Sunday, September 25, 2011

Double Reviews: The City of Amber & The People of Sparks (Audiobooks)

The City of Ember by Jeanne Duprau
Genre: Dystopian
Series: Books of Ember #1
Length: 7 hours and 6 minutes
Narrator: Wendy Dillon
Source: Library

From Amazon:
It is always night in the city of Ember. But there is no moon, no stars. The only light during the regular twelve hours of "day" comes from floodlamps that cast a yellowish glow over the streets of the city. Beyond are the pitch-black Unknown Regions, which no one has ever explored because an understanding of fire and electricity has been lost, and with it the idea of a Moveable Light. "Besides," they tell each other, "there is nowhere but here" Among the many other things the people of Ember have forgotten is their past and a direction for their future. For 250 years they have lived pleasantly, because there has been plenty of everything in the vast storerooms. But now there are more and more empty shelves--and more and more times when the lights flicker and go out, leaving them in terrifying blackness for long minutes. What will happen when the generator finally fails?
Twelve-year-old Doon Harrow and Lina Mayfleet seem to be the only people who are worried. They have just been assigned their life jobs--Lina as a messenger, which leads her to knowledge of some unsettling secrets, and Doon as a Pipeworker, repairing the plumbing in the tunnels under the city where a river roars through the darkness. But when Lina finds a very old paper with enigmatic "Instructions for Egress," they use the advantages of their jobs to begin to puzzle out the frightening and dangerous way to the city of light of which Lina has dreamed.

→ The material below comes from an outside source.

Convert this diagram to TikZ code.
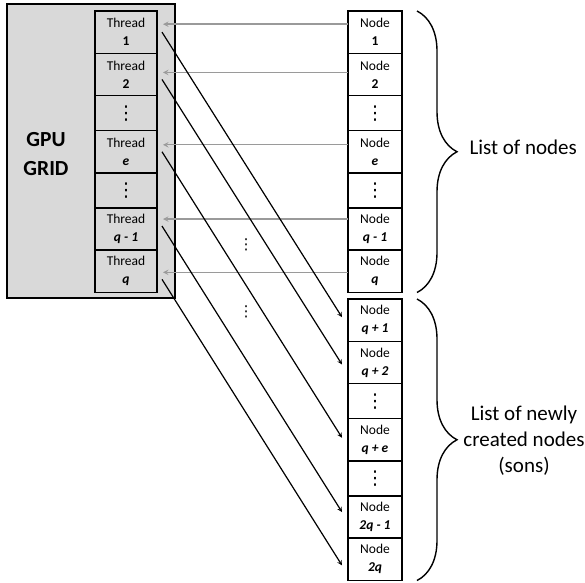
\documentclass[tikz,border=0pt]{standalone}
\usepackage{fontspec}
\setmainfont{Carlito}
\newfontfamily\symfont{DejaVu Sans}
\usepackage{tikz}
\usetikzlibrary{arrows,positioning,decorations.pathreplacing}
\definecolor{gridGray}{HTML}{D9D9D9}
\definecolor{linkGray}{HTML}{9A9A9A}
\newcommand{\idx}[1]{\textbf{\textit{#1}}}
\newcommand{\skipdots}{{\symfont\fontsize{19}{19}\selectfont ⋮}}

\begin{document}
\begin{tikzpicture}[
    x=1pt, y=-1pt,
    node distance = 0pt,
    align=center,
    cell/.style = {rectangle, draw, line width=1.5pt, inner sep=0pt, outer sep=0pt, minimum width=62pt, minimum height=42.3pt, font=\fontsize{13.5}{18}\selectfont},
    gap/.style = {cell, minimum height=35pt},
    thread/.style = {fill=gridGray},
    item/.style = {minimum width=54pt, fill=white},
    load/.style = {->, >=stealth, line width=1.4pt, color=linkGray},
    spawn/.style = {->, >=stealth, line width=1.2pt},
    list/.style = {decorate, decoration={brace, amplitude=40pt}, line width=1.4pt},
    caption/.style = {font=\fontsize{21}{26}\selectfont}
]
    \useasboundingbox (0,0) rectangle (585,582);

    % GPU grid and its threads
    \node [draw, line width=1.6pt, fill=gridGray, minimum width=168pt, minimum height=294pt] (grid) at (91,151) {};
    \node [font=\fontsize{21.5}{29}\selectfont\bfseries] (gridname) at (46,154) {GPU\\GRID};

    \node [cell, thread] (t1) at (126,32.15) {Thread\\\textbf{1}};
    \node [cell, thread, below=of t1] (t2) {Thread\\\textbf{2}};
    \node [gap, thread, below=of t2] (td1) {\skipdots};
    \node [cell, thread, below=of td1] (te) {Thread\\\idx{e}};
    \node [gap, thread, below=of te] (td2) {\skipdots};
    \node [cell, thread, below=of td2] (tq1) {Thread\\\idx{q - 1}};
    \node [cell, thread, below=of tq1] (tq) {Thread\\\idx{q}};

    % current list of nodes
    \node [cell, item] (n1) at (375,32.15) {Node\\\textbf{1}};
    \node [cell, item, below=of n1] (n2) {Node\\\textbf{2}};
    \node [gap, item, below=of n2] (nd1) {\skipdots};
    \node [cell, item, below=of nd1] (ne) {Node\\\idx{e}};
    \node [gap, item, below=of ne] (nd2) {\skipdots};
    \node [cell, item, below=of nd2] (nq1) {Node\\\idx{q - 1}};
    \node [cell, item, below=of nq1] (nq) {Node\\\idx{q}};

    % sons
    \node [cell, item] (s1) at (375,320.15) {Node\\\idx{q + 1}};
    \node [cell, item, below=of s1] (s2) {Node\\\idx{q + 2}};
    \node [gap, item, below=of s2] (sd1) {\skipdots};
    \node [cell, item, below=of sd1] (se) {Node\\\idx{q + e}};
    \node [gap, item, below=of se] (sd2) {\skipdots};
    \node [cell, item, below=of sd2] (sq1) {Node\\\idx{2q - 1}};
    \node [cell, item, below=of sq1] (sq) {Node\\\idx{2q}};

    % braces
    \draw [list] ([xshift=15pt]n1.north east) -- ([xshift=15pt]nq.south east);
    \draw [list] ([xshift=15pt]s1.north east) -- ([xshift=15pt]sq.south east);
    \node [caption, anchor=west] (oldlist) at (466,147) {List of nodes};
    \node [caption] (newlist) at (524,441) {List of newly\\created nodes\\(sons)};

    % Connections
    \foreach \row/\dy in {1/8, 2/2, e/7, q1/10, q/-1}
        \draw [load] ([yshift=\dy pt]n\row.west) -- ([xshift=6pt, yshift=\dy pt]t\row.east);
    \foreach \src/\sy/\dst/\dy in {t1/0/s1/3, t2/-5/s2/-2, te/0/se/2, tq1/3/sq1/5, tq/-8/sq/-6}
        \draw [spawn] ([xshift=5pt, yshift=\sy pt]\src.east) -- ([xshift=-6pt, yshift=\dy pt]\dst.west);

    \node [font=\symfont\fontsize{15}{15}\selectfont] (skipa) at (246,245) {⋮};
    \node [font=\symfont\fontsize{15}{15}\selectfont] (skipb) at (246,312) {⋮};
\end{tikzpicture}
\end{document}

The People of Sparks by  Jeanne Duprau
Genre: Dystopian
Series: Books of Ember #2
Length: 7 hours and 44 minutes
Narrator: Wendy Dillon
Source: Library

From Amazon (if you don't plan on reading the first):
When teenagers Lina Mayfleet and Doon Harrow lead their people up out of the Earth, fleeing their dying underground city of Ember, everything is new and a little frightening to the refugees--the sun and the moon, birds, trees, fire…and the people of Ember are strange to the 322 citizens of Sparks, one of the few towns on Earth to survive the time of The Disaster. How can they feed and house the 400 Emberites, the leaders of Sparks wonder, when they have just begun to be able to feed themselves comfortably? But if they don’t, these underground people with no survival skills will surely die in the wastelands. They take them in as best they can, but grumbling and bad feeling grows on both sides. Lina returns from a failed search for her persistent vision of a city of light to find the town, egged on by the power-hungry young thug Tick, once again at the point of war, forgetting how the Earth has been destroyed before.

My Rating:

My Review: The City of Ember
This is an audio that I really enjoyed.  It reads (listens?) like a middle grade book.  The people of ember were a bit innocent because they were so protected and controlled.  I loved to listen as they discovered things like matches.  At the same time, these moments could be a bit boring since I knew what they were and I just wanted them to hurry up and figure it out too.  I really really loved the narrator and I initially picked this series because it was short ;) but I fell in love with the sweet story.  I think this is a great story to listen to with your kids (if you are in the habit of doing this).  I didn't get lost or feel like the story was too drawn out.  It is a cute story.
My Review: The People of Sparks
In this version we are in the City of  Sparks.  I won't tell you where that is or how we get here.  I enjoyed the first book better than the this one but this one is still good.  Again the narrator is awesome, but some of the voices that she uses for the new characters are bit annoying  (i.e. Tick).    I'd say the first half of the book moved too slow for me, even in a short audio, but the second half more than made up for it.  I really found myself constantly switching sides and I think the issues expressed are difficult ones.    I love the message of this story and found it very telling of human nature.  I think this is a great discussion book for middle grades.

I'm really enjoying this series and I will continue on through  audio.  Anybody like reading Middle Grades?  Or is that too young for you?